Written instruction:
Copy each line below that contains "matplotlib".

--- BEGIN ---

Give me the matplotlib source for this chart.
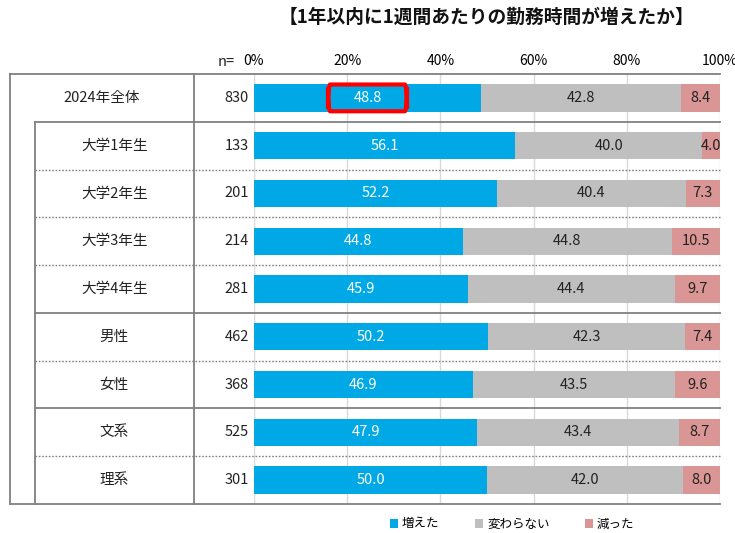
import matplotlib.pyplot as plt
from matplotlib.patches import FancyBboxPatch

plt.rcParams['font.family'] = ['Noto Sans CJK JP', 'DejaVu Sans']

# data
categories = ['2024年全体', '大学1年生', '大学2年生', '大学3年生', '大学4年生',
              '男性', '女性', '文系', '理系']
n_values = [830, 133, 201, 214, 281, 462, 368, 525, 301]
increased = [48.8, 56.1, 52.2, 44.8, 45.9, 50.2, 46.9, 47.9, 50.0]
unchanged = [42.8, 40.0, 40.4, 44.8, 44.4, 42.3, 43.5, 43.4, 42.0]
decreased = [8.4, 4.0, 7.3, 10.5, 9.7, 7.4, 9.6, 8.7, 8.0]
series_names = ['増えた', '変わらない', '減った']
tick_labels = ['0%', '20%', '40%', '60%', '80%', '100%']
title = '【1年以内に1週間あたりの勤務時間が増えたか】'

colors = ['#00A9E6', '#BFBFBF', '#D99694']
text_colors = ['white', '#222222', '#222222']
line_col = '#808080'

fig = plt.figure(figsize=(7.35, 5.33), dpi=100)
W, H = 735, 533
# axes from x=254..720 px, y=74..504 px
ax = fig.add_axes([254 / W, 1 - 504 / H, (720 - 254) / W, (504 - 74) / H])

rows = list(range(len(categories)))
ax.set_xlim(0, 100)
ax.set_ylim(len(categories) - 0.5, -0.5)

left = [0] * len(categories)
for vals, col, tc, name in zip([increased, unchanged, decreased], colors, text_colors, series_names):
    ax.barh(rows, vals, left=left, height=0.57, color=col, label=name, zorder=3)
    for r, v, l in zip(rows, vals, left):
        ax.text(l + v / 2, r, f'{v:.1f}', ha='center', va='center', color=tc,
                fontsize=10.5, zorder=5, clip_on=False)
    left = [a + b for a, b in zip(left, vals)]

# grid
for x in [0, 20, 40, 60, 80, 100]:
    ax.axvline(x, color='#D9D9D9', lw=1, zorder=1)
ax.set_xticks([0, 20, 40, 60, 80, 100])
ax.set_xticklabels(tick_labels, fontsize=10)
ax.xaxis.tick_top()
ax.tick_params(axis='x', length=0, pad=4)
ax.set_yticks([])
for s in ax.spines.values():
    s.set_visible(False)

# table frame (data units, px -> data)
def px(x):
    return (x - 254) / (720 - 254) * 100

x_outer, x_inner, x_col = px(9.5), px(34.5), px(194)
kw = dict(color=line_col, lw=1.3, clip_on=False, zorder=2)
ax.plot([x_outer, 100], [-0.5, -0.5], **kw)
ax.plot([x_outer, 100], [8.5, 8.5], **kw)
ax.plot([x_outer, x_outer], [-0.5, 8.5], **kw)
ax.plot([x_inner, x_inner], [0.5, 8.5], **kw)
ax.plot([x_col, x_col], [-0.5, 8.5], **kw)
for y in [0.5, 4.5, 6.5]:
    ax.plot([x_inner, 100], [y, y], **kw)
for y in [1.5, 2.5, 3.5, 5.5, 7.5]:
    ax.plot([x_inner, 100], [y, y], color=line_col, lw=1, ls=(0, (1.2, 1.2)),
            clip_on=False, zorder=2)

# row labels and n
for r, cat, n in zip(rows, categories, n_values):
    cx = (x_outer + x_col) / 2 if r == 0 else (x_inner + x_col) / 2
    ax.text(cx, r, cat, ha='center', va='center', fontsize=10.5, color='#222222')
    ax.text(px(249), r, str(n), ha='right', va='center', fontsize=10.5, color='#222222')
ax.text(px(235), -0.6, 'n=', ha='right', va='bottom', fontsize=10.5, color='#222222')

# highlight box
box = FancyBboxPatch((px(328), -0.28), px(407) - px(328), 0.56,
                     boxstyle='round,pad=0,rounding_size=0.5', fill=False,
                     edgecolor='#FF0000', lw=3, zorder=6, clip_on=False)
ax.add_patch(box)

fig.text(486 / W, 1 - 17 / H, title, ha='center', va='center', fontsize=13.5,
         fontweight='bold', color='#111111')

fig.legend(loc='center', bbox_to_anchor=(512 / W, 1 - 524 / H), ncol=3, frameon=False,
           fontsize=9, handlelength=0.7, handleheight=0.7, handletextpad=0.3,
           columnspacing=2.8)

fig.savefig('out.png', dpi=100)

--- END ---

Correct answer:
Give me the matplotlib source for this chart.
import matplotlib.pyplot as plt
from matplotlib.patches import FancyBboxPatch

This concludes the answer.